### SOURCE EXCERPT
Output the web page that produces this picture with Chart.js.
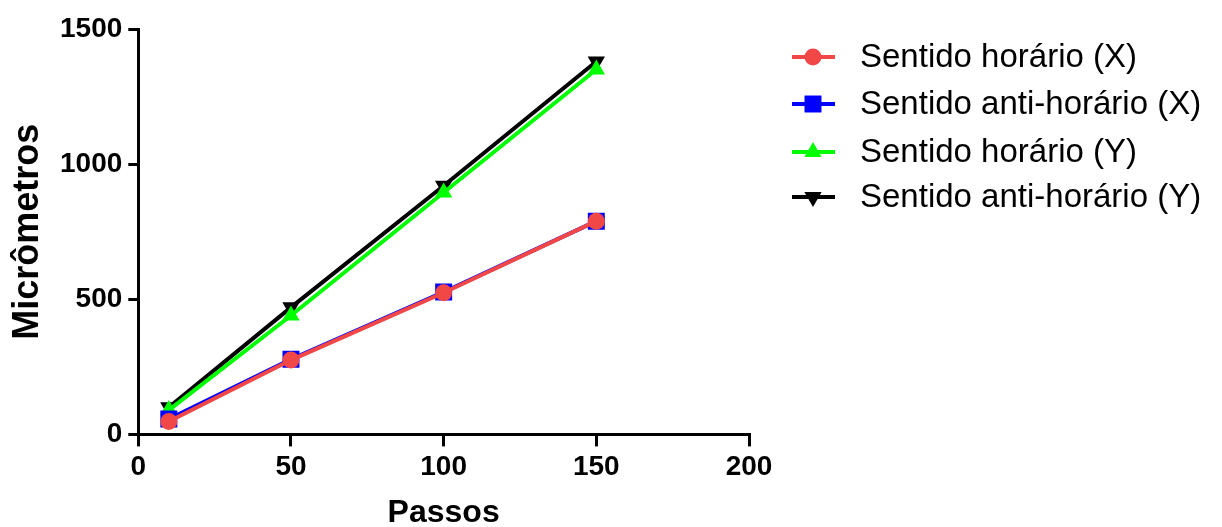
<!DOCTYPE html>
<html>
<head>
<meta charset="utf-8">
<script src="https://cdn.jsdelivr.net/npm/chart.js@4"></script>
<style>
  body { margin: 0; background: #fff; }
  #wrap { width: 1222px; height: 527px; position: relative; }
</style>
</head>
<body>
<div id="wrap"><canvas id="grafico"></canvas></div>
<script>
const passos = [10, 50, 100, 150];
const horarioX = [48, 275, 524, 789];
const antiHorarioX = [57, 278, 527, 789];
const horarioY = [90, 440, 895, 1350];
const antiHorarioY = [100, 470, 920, 1380];
const xTicks = [0, 50, 100, 150, 200];
const yTicks = [0, 500, 1000, 1500];

const FONT = "'Liberation Sans', Arial, sans-serif";

function pontos(valores) {
  return passos.map((p, i) => ({ x: p, y: valores[i] }));
}

function serie(label, valores, cor, estilo, raio, rotacao) {
  return {
    label: label,
    data: pontos(valores),
    borderColor: cor,
    backgroundColor: cor,
    borderWidth: 4,
    pointStyle: estilo,
    pointRadius: raio,
    pointRotation: rotacao,
    pointBorderWidth: 0,
    pointHoverRadius: raio,
  };
}

// legenda desenhada no canvas: linha + marcador + texto
const legendaLateral = {
  id: "legendaLateral",
  afterDraw(chart) {
    const ctx = chart.ctx;
    const linhas = [57, 104, 152, 197];
    chart.data.datasets.forEach((ds, i) => {
      const y = linhas[i];
      ctx.save();
      ctx.strokeStyle = ds.borderColor;
      ctx.lineWidth = 4;
      ctx.beginPath();
      ctx.moveTo(792, y);
      ctx.lineTo(835, y);
      ctx.stroke();
      ctx.fillStyle = ds.backgroundColor;
      Chart.helpers.drawPoint(ctx, {
        pointStyle: ds.pointStyle,
        rotation: ds.pointRotation,
        radius: ds.pointRadius,
        borderWidth: 0,
      }, 813, y);
      ctx.fillStyle = "#000";
      ctx.font = "33px " + FONT;
      ctx.textBaseline = "middle";
      ctx.fillText(ds.label, 860, y + 1);
      ctx.restore();
    });
  },
};

new Chart(document.getElementById("grafico"), {
  type: "line",
  data: {
    datasets: [
      serie("Sentido horário (X)", horarioX, "#f24747", "circle", 8.5, 0),
      serie("Sentido anti-horário (X)", antiHorarioX, "#0000ff", "rect", 12, 0),
      serie("Sentido horário (Y)", horarioY, "#00ff00", "triangle", 10, 0),
      serie("Sentido anti-horário (Y)", antiHorarioY, "#000000", "triangle", 10, 180),
    ],
  },
  options: {
    responsive: true,
    maintainAspectRatio: false,
    animation: false,
    layout: { padding: { left: 10, top: 29, right: 473, bottom: 0 } },
    plugins: {
      legend: { display: false },
      tooltip: { enabled: false },
    },
    scales: {
      x: {
        type: "linear",
        min: 0,
        max: 200,
        afterBuildTicks: (axis) => {
          axis.ticks = xTicks.map((v) => ({ value: v }));
        },
        border: { color: "#000", width: 3 },
        grid: { drawOnChartArea: false, drawTicks: true, tickLength: 12, color: "#000", lineWidth: 3 },
        ticks: { color: "#000", font: { family: FONT, size: 28, weight: "bold" }, padding: 4, maxRotation: 0, callback: (v) => String(v) },
        title: { display: true, text: "Passos", color: "#000", font: { family: FONT, size: 32, weight: "bold", lineHeight: 1 }, padding: { top: 9, bottom: -2 } },
      },
      y: {
        min: 0,
        max: 1500,
        afterBuildTicks: (axis) => {
          axis.ticks = yTicks.map((v) => ({ value: v }));
        },
        border: { color: "#000", width: 3 },
        grid: { drawOnChartArea: false, drawTicks: true, tickLength: 10, color: "#000", lineWidth: 3 },
        ticks: { color: "#000", font: { family: FONT, size: 28, weight: "bold" }, padding: 6, callback: (v) => String(v) },
        title: { display: true, text: "Micrômetros", color: "#000", font: { family: FONT, size: 36, weight: "bold", lineHeight: 1 }, padding: { top: 0, bottom: 8 } },
      },
    },
  },
  plugins: [legendaLateral],
});
</script>
</body>
</html>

### STATED EXERCISE
Copy each line exactly, and leave the pictures out of your copy.

### REPLY TO THE TASK
Output the web page that produces this picture with Chart.js.
<!DOCTYPE html>
<html>
<head>
<meta charset="utf-8">
<script src="https://cdn.jsdelivr.net/npm/chart.js@4"></script>
<style>
  body { margin: 0; background: #fff; }
  #wrap { width: 1222px; height: 527px; position: relative; }
</style>
</head>
<body>
<div id="wrap"><canvas id="grafico"></canvas></div>
<script>
const passos = [10, 50, 100, 150];
const horarioX = [48, 275, 524, 789];
const antiHorarioX = [57, 278, 527, 789];
const horarioY = [90, 440, 895, 1350];
const antiHorarioY = [100, 470, 920, 1380];
const xTicks = [0, 50, 100, 150, 200];
const yTicks = [0, 500, 1000, 1500];

const FONT = "'Liberation Sans', Arial, sans-serif";

function pontos(valores) {
  return passos.map((p, i) => ({ x: p, y: valores[i] }));
}

function serie(label, valores, cor, estilo, raio, rotacao) {
  return {
    label: label,
    data: pontos(valores),
    borderColor: cor,
    backgroundColor: cor,
    borderWidth: 4,
    pointStyle: estilo,
    pointRadius: raio,
    pointRotation: rotacao,
    pointBorderWidth: 0,
    pointHoverRadius: raio,
  };
}

// legenda desenhada no canvas: linha + marcador + texto
const legendaLateral = {
  id: "legendaLateral",
  afterDraw(chart) {
    const ctx = chart.ctx;
    const linhas = [57, 104, 152, 197];
    chart.data.datasets.forEach((ds, i) => {
      const y = linhas[i];
      ctx.save();
      ctx.strokeStyle = ds.borderColor;
      ctx.lineWidth = 4;
      ctx.beginPath();
      ctx.moveTo(792, y);
      ctx.lineTo(835, y);
      ctx.stroke();
      ctx.fillStyle = ds.backgroundColor;
      Chart.helpers.drawPoint(ctx, {
        pointStyle: ds.pointStyle,
        rotation: ds.pointRotation,
        radius: ds.pointRadius,
        borderWidth: 0,
      }, 813, y);
      ctx.fillStyle = "#000";
      ctx.font = "33px " + FONT;
      ctx.textBaseline = "middle";
      ctx.fillText(ds.label, 860, y + 1);
      ctx.restore();
    });
  },
};

new Chart(document.getElementById("grafico"), {
  type: "line",
  data: {
    datasets: [
      serie("Sentido horário (X)", horarioX, "#f24747", "circle", 8.5, 0),
      serie("Sentido anti-horário (X)", antiHorarioX, "#0000ff", "rect", 12, 0),
      serie("Sentido horário (Y)", horarioY, "#00ff00", "triangle", 10, 0),
      serie("Sentido anti-horário (Y)", antiHorarioY, "#000000", "triangle", 10, 180),
    ],
  },
  options: {
    responsive: true,
    maintainAspectRatio: false,
    animation: false,
    layout: { padding: { left: 10, top: 29, right: 473, bottom: 0 } },
    plugins: {
      legend: { display: false },
      tooltip: { enabled: false },
    },
    scales: {
      x: {
        type: "linear",
        min: 0,
        max: 200,
        afterBuildTicks: (axis) => {
          axis.ticks = xTicks.map((v) => ({ value: v }));
        },
        border: { color: "#000", width: 3 },
        grid: { drawOnChartArea: false, drawTicks: true, tickLength: 12, color: "#000", lineWidth: 3 },
        ticks: { color: "#000", font: { family: FONT, size: 28, weight: "bold" }, padding: 4, maxRotation: 0, callback: (v) => String(v) },
        title: { display: true, text: "Passos", color: "#000", font: { family: FONT, size: 32, weight: "bold", lineHeight: 1 }, padding: { top: 9, bottom: -2 } },
      },
      y: {
        min: 0,
        max: 1500,
        afterBuildTicks: (axis) => {
          axis.ticks = yTicks.map((v) => ({ value: v }));
        },
        border: { color: "#000", width: 3 },
        grid: { drawOnChartArea: false, drawTicks: true, tickLength: 10, color: "#000", lineWidth: 3 },
        ticks: { color: "#000", font: { family: FONT, size: 28, weight: "bold" }, padding: 6, callback: (v) => String(v) },
        title: { display: true, text: "Micrômetros", color: "#000", font: { family: FONT, size: 36, weight: "bold", lineHeight: 1 }, padding: { top: 0, bottom: 8 } },
      },
    },
  },
  plugins: [legendaLateral],
});
</script>
</body>
</html>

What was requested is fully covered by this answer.